The bottom of the rack is full of cold spares just in case, so I guess that is covered.

You got me there. See the examples above? I would rather go with RAID 6 now in that case. Cannot say the same about machines with 25 SFF disk slots… There a RAID 60 with 5 parities of 5 disks would make more sense over RAID 6 or RAID 50, or even RAID 10+spare.

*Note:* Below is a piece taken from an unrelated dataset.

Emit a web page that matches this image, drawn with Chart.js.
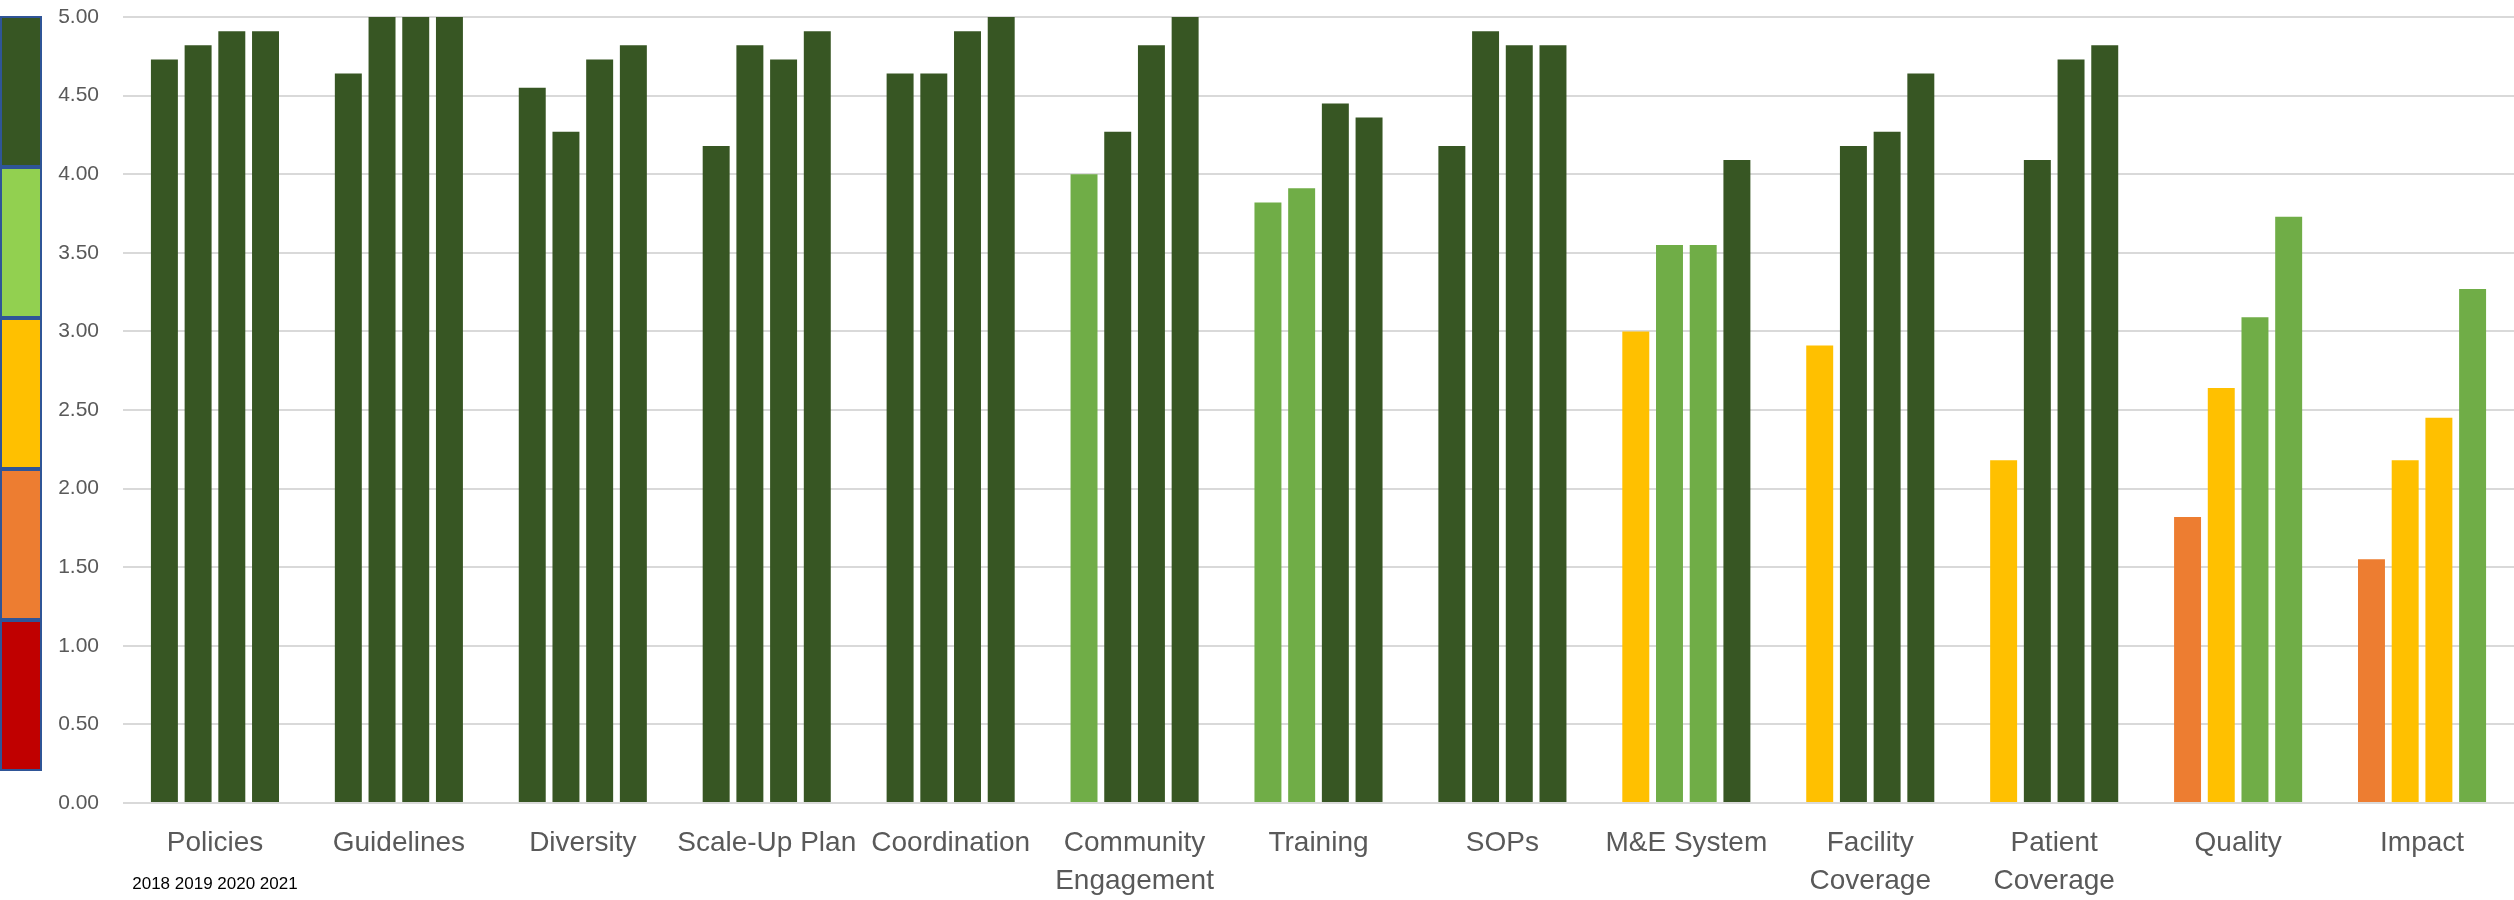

svet0slav · December 31, 2021, 4:55pm

So back to the question… A block size of 64 KB is sufficient for most RAID configurations. How much approximately is the average STORJ node write size after all? We could figure out the best possible stripe size easily then. The block size can be optimized when set to that much, but divided by the number of non-parity disks in the RAID array, thus each write is parallelized across all available non-parity disks. STORJ staff, please??